In the U.S. Senate it takes 60 votes to cut off debate, and move a bill to the floor for a vote, it's called invoking cloture. In the now-ending Congress Republicans have prevented cloture on Card Check. Specter, however, voted with the union Democrats. But, the GOP had enough votes to block the Card Check vote even without him.
Such may not be the case in the new Congress. Democrats will hold a minimum of 56 seats, possibly 57 seats if the Minnesota recount goes their way. There are two independents, who line up with the Democrats. Assuming all the Democrats hold together on the Card Check cloture vote, and the two independent senators go along (all likely assumptions), then they get to 58 (or 59 depending on the Minnesota seat) votes on cloture. That means just one, perhaps two, Republican defections and Card Check clears cloture and proceeds to a floor vote. If it is voted on it will pass. If it passes, millions of American workers lose their rights to a private ballot on unionization votes.
And the most likely Republican defector is Senator Arlen Specter.

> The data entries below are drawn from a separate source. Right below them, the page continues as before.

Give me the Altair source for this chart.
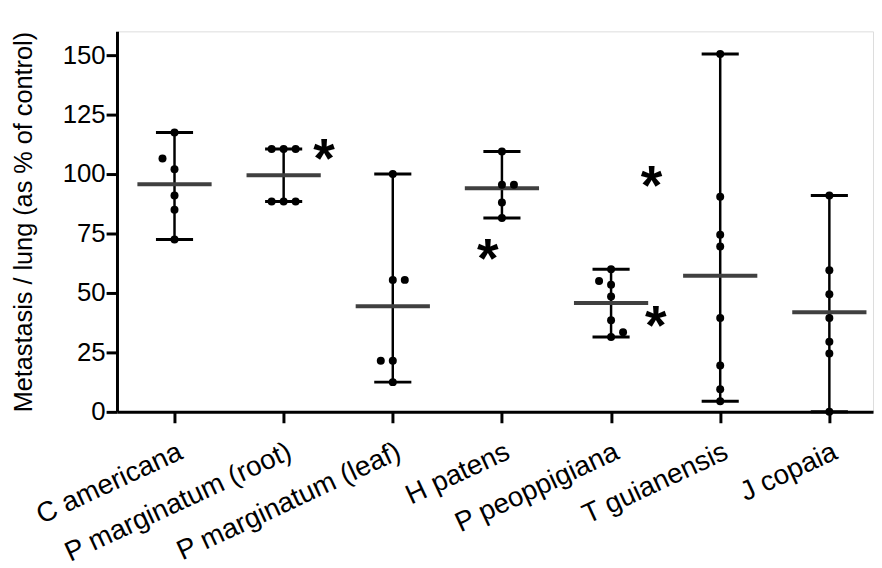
import json
import altair as alt
import pandas as pd

# ---------------- data ----------------
categories = ["C americana", "P marginatum (root)", "P marginatum (leaf)",
              "H patens", "P peoppigiana", "T guianensis", "J copaia"]

c_americana = [117.5, 106.5, 102.0, 91.0, 85.0, 72.5]
p_marg_root = [110.5, 110.5, 110.5, 88.5, 88.5, 88.5]
p_marg_leaf = [100.0, 55.5, 55.5, 21.5, 21.5, 12.5]
h_patens = [109.5, 95.5, 95.5, 88.0, 81.5]
p_peoppigiana = [60.0, 55.0, 53.5, 48.5, 38.5, 33.5, 31.5]
t_guianensis = [150.5, 90.5, 74.5, 69.5, 39.5, 19.5, 9.5, 4.5]
j_copaia = [91.0, 59.5, 49.5, 39.5, 29.5, 24.5, 0.0]

# side-by-side slot of each dot (-1 left, 0 centre, 1 right)
c_americana_slot = [0, -1, 0, 0, 0, 0]
p_marg_root_slot = [-1, 0, 1, -1, 0, 1]
p_marg_leaf_slot = [0, 0, 1, -1, 0, 0]
h_patens_slot = [0, 0, 1, 0, 0]
p_peoppigiana_slot = [0, -1, 0, 0, 0, 1, 0]
t_guianensis_slot = [0, 0, 0, 0, 0, 0, 0, 0]
j_copaia_slot = [0, 0, 0, 0, 0, 0, 0]

# significance asterisks (category position, value)
star_pos = [1.37, 2.87, 4.37, 4.41]
star_val = [110.5, 68.5, 99.0, 40.3]

y_ticks = [0, 25, 50, 75, 100, 125, 150]

# ---------------- tables ----------------
groups = [c_americana, p_marg_root, p_marg_leaf, h_patens,
          p_peoppigiana, t_guianensis, j_copaia]
slots = [c_americana_slot, p_marg_root_slot, p_marg_leaf_slot, h_patens_slot,
         p_peoppigiana_slot, t_guianensis_slot, j_copaia_slot]

DOT_STEP = 0.11
MEAN_HALF = 0.34
CAP_HALF = 0.17

pts = []
summ = []
for i, (vals, sl) in enumerate(zip(groups, slots)):
    for v, s in zip(vals, sl):
        pts.append({"x": i + s * DOT_STEP, "v": v})
    m = sum(vals) / len(vals)
    summ.append({"x": i, "mean": m, "lo": min(vals), "hi": max(vals),
                 "ml": i - MEAN_HALF, "mr": i + MEAN_HALF,
                 "cl": i - CAP_HALF, "cr": i + CAP_HALF})
pts = pd.DataFrame(pts)
summ = pd.DataFrame(summ)
stars = pd.DataFrame({"x": star_pos, "v": star_val, "t": ["*"] * len(star_pos)})

FONT = "Liberation Sans"
xscale = alt.Scale(domain=[-0.527, 6.4], nice=False, zero=False)
yscale = alt.Scale(domain=[0, 160], nice=False)

label_expr = json.dumps(categories) + "[datum.value]"

x_axis = alt.Axis(values=list(range(len(categories))), labelExpr=label_expr,
                  labelAngle=335, labelAlign="right", labelBaseline="top",
                  labelPadding=15, labelFontSize=28, labelFont=FONT,
                  labelColor="black", labelLimit=1000, title=None, grid=False,
                  domainColor="black", domainWidth=3, tickColor="black",
                  tickWidth=3, tickSize=11, labelOverlap=False)
y_axis = alt.Axis(values=y_ticks, labelFontSize=26, labelFont=FONT,
                  labelColor="black", labelPadding=1, grid=False,
                  domainColor="black", domainWidth=3, tickColor="black",
                  tickWidth=3, tickSize=11,
                  title="Metastasis / lung (as % of control)",
                  titleFont=FONT, titleFontSize=25.5, titleFontWeight="normal",
                  titleColor="black", titlePadding=26)

vline = alt.Chart(summ).mark_rule(color="black", strokeWidth=2.5).encode(
    x=alt.X("x:Q", scale=xscale, axis=x_axis),
    y=alt.Y("lo:Q", scale=yscale, axis=y_axis), y2="hi:Q")
cap_hi = alt.Chart(summ).mark_rule(color="black", strokeWidth=3).encode(
    x=alt.X("cl:Q", scale=xscale), x2="cr:Q", y=alt.Y("hi:Q", scale=yscale))
cap_lo = alt.Chart(summ).mark_rule(color="black", strokeWidth=3).encode(
    x=alt.X("cl:Q", scale=xscale), x2="cr:Q", y=alt.Y("lo:Q", scale=yscale))
mean_line = alt.Chart(summ).mark_rule(color="#404040", strokeWidth=4).encode(
    x=alt.X("ml:Q", scale=xscale), x2="mr:Q", y=alt.Y("mean:Q", scale=yscale))
dots = alt.Chart(pts).mark_circle(color="black", size=65, opacity=1).encode(
    x=alt.X("x:Q", scale=xscale), y=alt.Y("v:Q", scale=yscale))
star_marks = alt.Chart(stars).mark_text(
    font=FONT, fontSize=56, fontWeight="bold", color="black",
    align="center", baseline="middle", dy=11).encode(
    x=alt.X("x:Q", scale=xscale), y=alt.Y("v:Q", scale=yscale), text="t:N")

chart = alt.layer(vline, cap_hi, cap_lo, mean_line, dots, star_marks).properties(
    width=763, height=384,
    autosize=alt.AutoSizeParams(type="none"),
    padding={"left": 110, "top": 21, "right": 1, "bottom": 155},
).configure_view(stroke=None).configure(background="white")

chart.save("out.html", embed_options={"renderer": "svg", "actions": False})
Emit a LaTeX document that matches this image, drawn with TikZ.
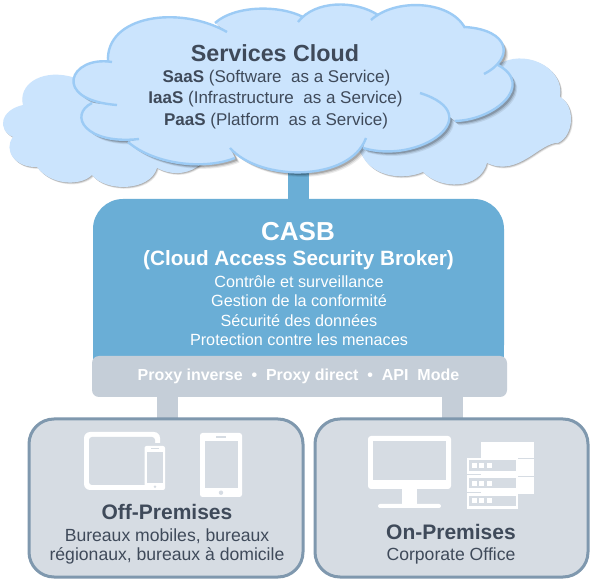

Few issues animate the party's conservative base as strongly as does Card Check. But, the animus toward such a vote goes further: the business community would be devastated if it passes. By voting for Card Check cloture, especially if he is the deciding vote, Specter would become a pariah in the business community. Five years ago the mainstream business community largely supported Specter over Toomey. If Specter abandons the party on Card Check, that support will not only evaporate, it will become energized against him.
For Specter the looming Card Check vote is shaping up as the most emotionally intense issue since he roiled the party by voting against the confirmation of Judge Robert Bork to the U.S. Supreme Court in 1987. The resulting firestorm nearly cost him his seat when he came up for re-election in 1992. And, while Specter may covet organized labor's support in the 2010 General election, a Card Check vote in all likelihood would prevent him from withstanding a strong conservative primary challenge.
As for that primary challenger, there is no word yet from Pat Toomey on what he plans to do. But somewhere, Mr. Toomey has to be smiling.